Practical Implications for AI Teams

For most AI practitioners today, neuromorphic computing remains on the horizon rather than in production. The hardware is specialized, programming models differ from conventional neural networks, and the ecosystem is nascent compared to CUDA and PyTorch.

But there are concrete reasons to pay attention:

  • Hybrid architectures: Future AI systems may combine conventional accelerators with neuromorphic coprocessors. Tasks suited to sparse, event-driven computation could offload to neuromorphic hardware while dense matrix operations remain on GPUs.
  • Edge deployment: Neuromorphic chips excel at low-power inference. As AI moves to edge devices, drones, sensors, and embedded systems, the energy advantages become critical.
  • Simulation workloads: If your work involves physics-based simulation, whether for robotics, materials science, or engineering design, the Sandia results suggest a potential alternative computing path.

The challenge is tooling. Unlike the mature ML frameworks available for GPU computing, neuromorphic programming environments are still developing. Intel's Lava framework for Loihi and similar tools from IBM and BrainChip are making progress, but the learning curve remains steep.

The Path Forward

Theilman's observation captures the current state well: "We are just starting to have computational systems that can exhibit intelligent-like behavior. But they look nothing like the brain." The Sandia research suggests that making our hardware look more like the brain might unlock capabilities we have been missing.

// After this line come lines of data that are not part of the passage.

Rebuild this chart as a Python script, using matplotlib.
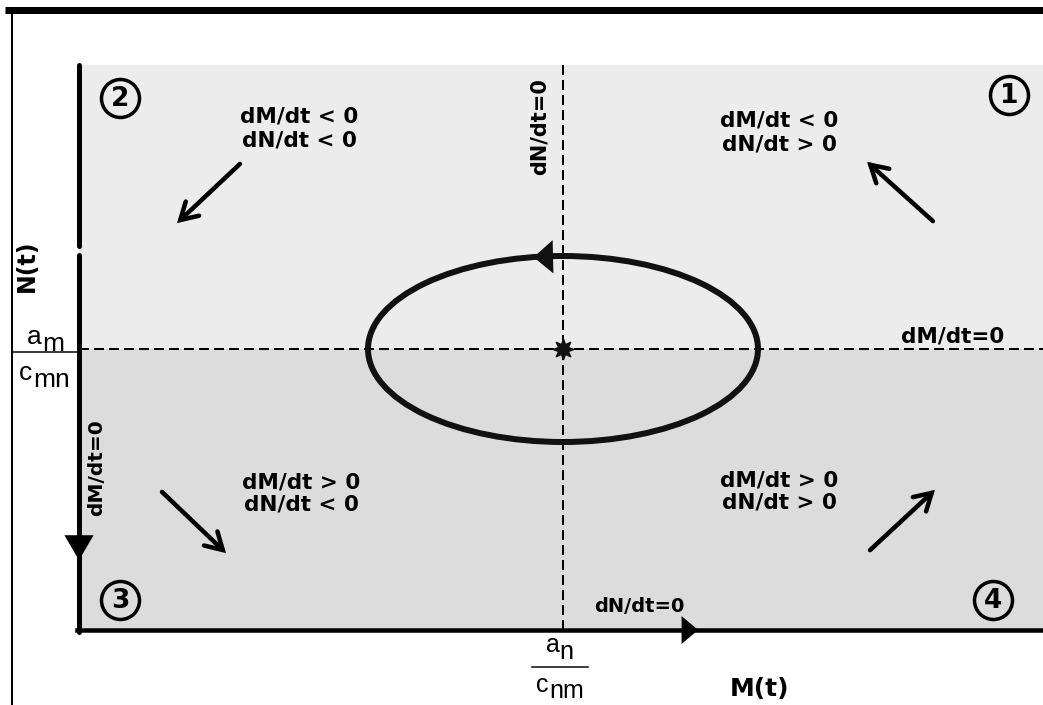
import numpy as np
import matplotlib
matplotlib.use("Agg")
import matplotlib.pyplot as plt
from matplotlib.patches import Ellipse, Rectangle, FancyArrowPatch

# ---------------- diagram values (image coordinates, px) ----------------
W, H = 1043, 705
plot_left, plot_top, plot_right, plot_bottom = 79, 65, 1043, 630
eq_M, eq_N = 563, 349                  # equilibrium (a_n/c_nm , a_m/c_mn)
orbit_rx, orbit_ry = 195, 93           # closed orbit half-axes

quad_ids = ["①", "②", "③", "④"]
quad_id_x = [1009, 120, 120, 993]
quad_id_y = [95, 98, 600, 600]

quad_dM = ["dM/dt < 0", "dM/dt < 0", "dM/dt > 0", "dM/dt > 0"]
quad_dN = ["dN/dt > 0", "dN/dt < 0", "dN/dt < 0", "dN/dt > 0"]
quad_text_x = [779, 299, 301, 779]
quad_line1_y = [120, 117, 482, 480]
quad_line2_y = [144, 140, 505, 503]

flow_tail = [(935, 223), (242, 162), (160, 490), (868, 552)]
flow_tip = [(865, 160), (175, 225), (228, 555), (937, 488)]

fig = plt.figure(figsize=(W / 100, H / 100), dpi=100)
ax = fig.add_axes([0, 0, 1, 1])
ax.set_xlim(0, W)
ax.set_ylim(H, 0)
ax.axis("off")

PX = 0.72  # points per pixel at dpi 100
bold = dict(family="DejaVu Sans", fontweight="bold", color="black")
reg = dict(family="Liberation Sans", color="black")

# frame of the scan
ax.plot([5, W], [10, 10], color="black", lw=7 * PX, solid_capstyle="butt", zorder=5)
ax.plot([12, 12], [13, H], color="black", lw=2 * PX, zorder=5)

# fraction labels (drawn below the shaded region so they get cut by it)
ax.text(27, 337, "a", fontsize=19, va="center", ha="left", zorder=1, **reg)
ax.text(42, 344, "m", fontsize=19, va="center", ha="left", zorder=1, **reg)
ax.plot([13, 78], [352, 352], color="black", lw=1.5 * PX, zorder=1)
ax.text(19, 373, "c", fontsize=19, va="center", ha="left", zorder=1, **reg)
ax.text(33, 380, "mn", fontsize=19, va="center", ha="left", zorder=1, **reg)

ax.text(546, 645, "a", fontsize=18, va="center", ha="left", zorder=1, **reg)
ax.text(559, 652, "n", fontsize=18, va="center", ha="left", zorder=1, **reg)
ax.plot([532, 588], [667, 667], color="black", lw=1.5 * PX, zorder=1)
ax.text(536, 685, "c", fontsize=18, va="center", ha="left", zorder=1, **reg)
ax.text(549, 691, "nm", fontsize=18, va="center", ha="left", zorder=1, **reg)

# shaded (speckled) phase-plane area
ax.add_patch(Rectangle((plot_left, plot_top), plot_right - plot_left, eq_N - plot_top,
                       facecolor="#ececec", edgecolor="none", zorder=2))
ax.add_patch(Rectangle((plot_left, eq_N), plot_right - plot_left, plot_bottom - eq_N,
                       facecolor="#dcdcdc", edgecolor="none", zorder=2))

# nullclines (dashed)
ax.plot([plot_left, plot_right], [eq_N, eq_N], color="black", lw=2 * PX,
        dashes=(5, 2.5), zorder=3)
ax.plot([eq_M, eq_M], [plot_top, plot_bottom], color="black", lw=2 * PX,
        dashes=(5, 2.5), zorder=3)

# axes (thick) with the little scan break on the N axis
ax.plot([plot_left, plot_left], [plot_top, 246], color="black", lw=5 * PX,
        solid_capstyle="round", zorder=4)
ax.plot([plot_left, plot_left], [255, plot_bottom + 2], color="black", lw=5 * PX,
        solid_capstyle="round", zorder=4)
ax.plot([plot_left - 2, plot_right], [plot_bottom, plot_bottom], color="black",
        lw=4.5 * PX, zorder=4)

# axis arrowheads
ax.add_patch(FancyArrowPatch((plot_left, 530), (plot_left, 563),
                             arrowstyle="-|>,head_length=18,head_width=10.5",
                             mutation_scale=1, color="black", lw=0, zorder=6))
ax.add_patch(FancyArrowPatch((675, plot_bottom), (701, plot_bottom),
                             arrowstyle="-|>,head_length=12,head_width=10",
                             mutation_scale=1, color="black", lw=0, zorder=6))

# closed orbit
ax.add_patch(Ellipse((eq_M, eq_N), 2 * orbit_rx, 2 * orbit_ry, fill=False,
                     edgecolor="#111111", lw=6 * PX, zorder=5))
# direction arrow on the orbit (leftwards at the top)
t0, t1 = np.deg2rad(86), np.deg2rad(99.5)
p0 = (eq_M + orbit_rx * np.cos(t0), eq_N - orbit_ry * np.sin(t0))
p1 = (eq_M + orbit_rx * np.cos(t1), eq_N - orbit_ry * np.sin(t1))
ax.add_patch(FancyArrowPatch(p0, p1, arrowstyle="-|>,head_length=14,head_width=12",
                             mutation_scale=1, color="#111111", lw=0, zorder=6))

# equilibrium star
ax.plot([eq_M], [eq_N], marker=(8, 1, 0), markersize=15, color="#111111", zorder=6)

# quadrant numbers
for s, x, y in zip(quad_ids, quad_id_x, quad_id_y):
    ax.plot([x], [y], marker="o", markersize=38 * PX, mfc="none", mec="black",
            mew=3.5 * PX, zorder=6)
    ax.text(x, y + 1, s.translate(str.maketrans("①②③④", "1234")), fontsize=19,
            ha="center", va="center", zorder=6, **bold)

# quadrant sign labels
for a, b, x, y1, y2 in zip(quad_dM, quad_dN, quad_text_x, quad_line1_y, quad_line2_y):
    ax.text(x, y1, a, fontsize=15.5, ha="center", va="center", zorder=6, **bold)
    ax.text(x, y2, b, fontsize=15.5, ha="center", va="center", zorder=6, **bold)

# flow direction arrows
for tl, tp in zip(flow_tail, flow_tip):
    ax.add_patch(FancyArrowPatch(tl, tp, arrowstyle="->,head_length=12,head_width=7",
                                 mutation_scale=1, color="black", lw=4.5 * PX,
                                 capstyle="round", joinstyle="miter", zorder=6))

# nullcline labels
ax.text(540, 127, "dN/dt=0", fontsize=15, rotation=90, ha="center", va="center",
        zorder=6, **bold)
ax.text(953, 337, "dM/dt=0", fontsize=15.5, ha="center", va="center", zorder=6, **bold)
ax.text(97, 468, "dM/dt=0", fontsize=14.5, rotation=90, ha="center", va="center",
        zorder=6, **bold)
ax.text(639, 606, "dN/dt=0", fontsize=14, ha="center", va="center", zorder=6, **bold)

# axis titles
ax.text(760, 689, "M(t)", fontsize=18, ha="center", va="center", zorder=6, **bold)
ax.text(27, 266, "N(t)", fontsize=17, rotation=90, ha="center", va="center",
        zorder=4, **bold)

fig.savefig("out.png", dpi=100, facecolor="white")
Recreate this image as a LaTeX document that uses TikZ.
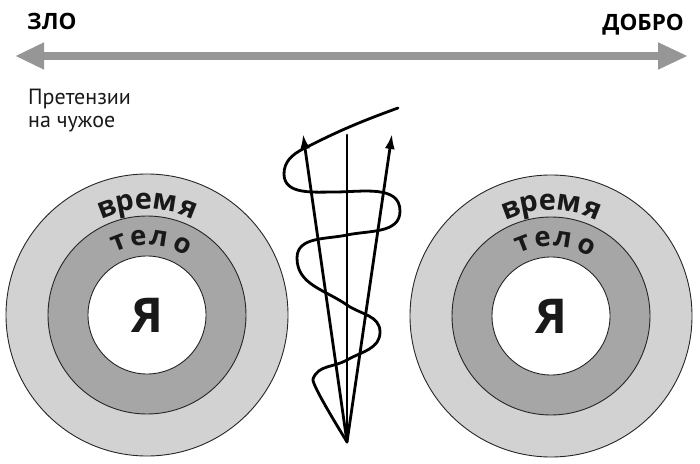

I do not expect neuromorphic computers to replace GPUs for training transformer models anytime soon. The architectures are optimized for different problems. But for the growing set of AI applications that require real-time inference at low power, or for hybrid systems that combine AI with physics simulation, brain-inspired computing is moving from curiosity to capability.

For those of us building AI infrastructure in the region, the practical question is when, not whether, neuromorphic options become viable for production workloads. The Sandia results suggest that timeline may be shorter than previously assumed. This is worth watching.